TEA WITH THE DAMES takes a humorous look at the world of acting from the perspective of four British actresses who achieved stardom both in England and the United States. Judi Dench, Maggie Smith, Eileen Atkins, and Joan Plowright retell the highlights of their acting careers, including their first roles. They also highlight some of their most notable recent roles, including Maggie Smith’s stint in DOWNTON ABBEY and the Harry Potter movies. Through lighthearted commentary, their lifelong friendship shines through from the first scene until the last.

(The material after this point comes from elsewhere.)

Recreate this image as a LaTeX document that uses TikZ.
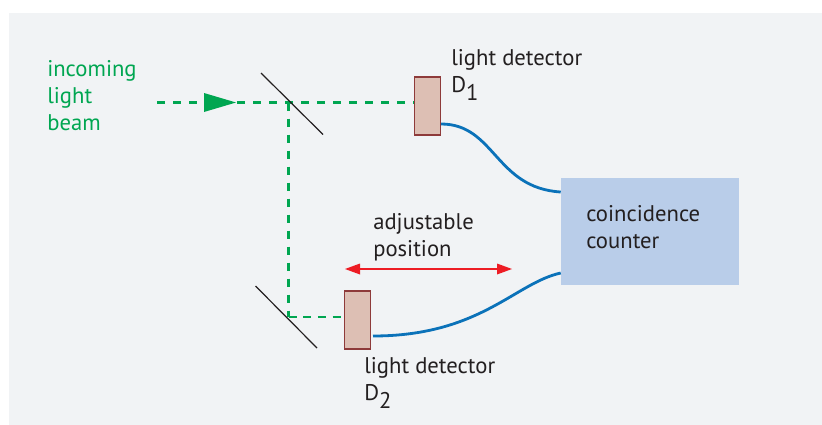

These four dames leave nothing unspoken when they dish on what it was like both on and off screen. They give moviegoers an inside look at what it was like acting as a woman from the 1950s through today. TEA WITH THE DAMES is relatively clean, although the few times one dame uses an obscenity can be off-putting as well as one description of two people engaged in sexual relations. Because of this content, the movie is inappropriate for younger teenagers. Older teenagers and adults should exercise caution before viewing TEA WITH THE DAMES.
(Ro, L, V, S, A, D, M):
Dominant Worldview and Other Worldview Content/Elements:
Dominant Romantic worldview of chasing after one’s personal dreams and making a living;
Six obscenities (including one “f” word);
Low level of violence includes one depiction of a man slapping a woman across the face, one woman shoving a police officer, and depiction of police officers kicking a protestor;
One description of two people having sexual relations, one scene of two people kissing, and a couple sexual euphemisms;
Women sip champagne;
Smoking and/or Drug Use and Abuse:
One scene of a woman smoking, one scene of a man smoking; and,
Low level of miscellaneous immorality and behavior/worldview problems: such as lying, dysfunctional family relationships, and bad role models.
In TEA WITH THE DAMES, four actress friends, (Judy Dench, Maggie Smith, Eileen Atkins, and Joan Plowright) get together in the English countryside to laugh and reminisce about when they met and other highlights of their careers and friendship together. All four ladies have been labeled British Dames by the Queen of England.
Eileen Atkins began her career as a dancer from ages three to five. She did her first play at 10-years-old. Judi Dench was asked to join a royal stage company called the Royal Court as a teenager. Maggie Smith’s first play was INTO THE WIND. She’s one of the few actresses to have won a Tony Award, an Oscar, an Emmy, and a Golden Globe award.
All four actresses recalled they had severe stage fright before going on stage. They spoke about the role of naturalism in acting, including the difficulty of performing plays like Shakespeare in a natural way. Joan Plowright said the key to incorporating naturalism is to “bring it down to your size rather than reaching up.”
They told stories about what it was like to work with famous actors like Sir Laurence Olivier and Frank Finley, although Maggie Smith quipped that when Olivier slapped her so hard during the play OTHELLO, “it was the only time she had seen stars at the National Theatre.” Joan Plowright was married for 28 years to Olivier until his death in 1989 and starred with him in Tony Richardson’s brilliant 1960 film version of their acclaimed play THE ENTERTAINER, written by John Osborne.
When asked about some of the roles they played, Maggie said in THE LETTER, her first role out of drama school, she played a Chinese boy. All the Dames commented about how they were turned down for roles because they were considered not pretty enough.
During their acting careers, they also balanced their home lives and the birth of their children with their careers. Each shared humorous stories about their children as well as how they became a Dame. This is an honor bestowed by the Queen to any person for a notable major, long-term contribution in any activity, usually at a national or international level. All four received it for their contributions to the dramatic arts. Interestingly enough, Eileen said her invitation to become a Dame got lost in the mail. When asked if she was going, she said she wanted to think about it. Joan said she accepted “because everyone else had.” The movie shows footage of each of them becoming a Dame as Prince Charles gives them their honor.
They also commented on what it was like to work with their husbands who were also actors. Maggie and Eileen both said it got tricky because they were immediately dubbed, “The Golden Couple.” Also, some husbands weren’t as well known, which gave way to pride and jealousy.
Perhaps, the movie’s best part is when they were asked what they would say to their younger selves. Joan said, “Get in touch with more mindful people at nearly every age and learn about how the brain influences the body.” Eileen said, “Don’t be bad-tempered and confrontational, and listen more.” Maggie said, “When in doubt, don’t.” Judi said, “Try not to be so susceptible to falling in love.”
Joan summed up the movie best when she says the difference between truth and illusion both in life and in acting is finding your way into being in the mood to play the part even when you don’t want to do it. Her words seemed relatable to almost anyone.
Filmed in England, the English countryside makes a beautiful backdrop for most of the scenes as they talked. Use of English words not readily used in the United States added to the movie’s charm. Happily, the movie is fairly clean. However, the use of six profanities plus a description of sexual relations make the move inappropriate for teenagers and children. Adults should use caution.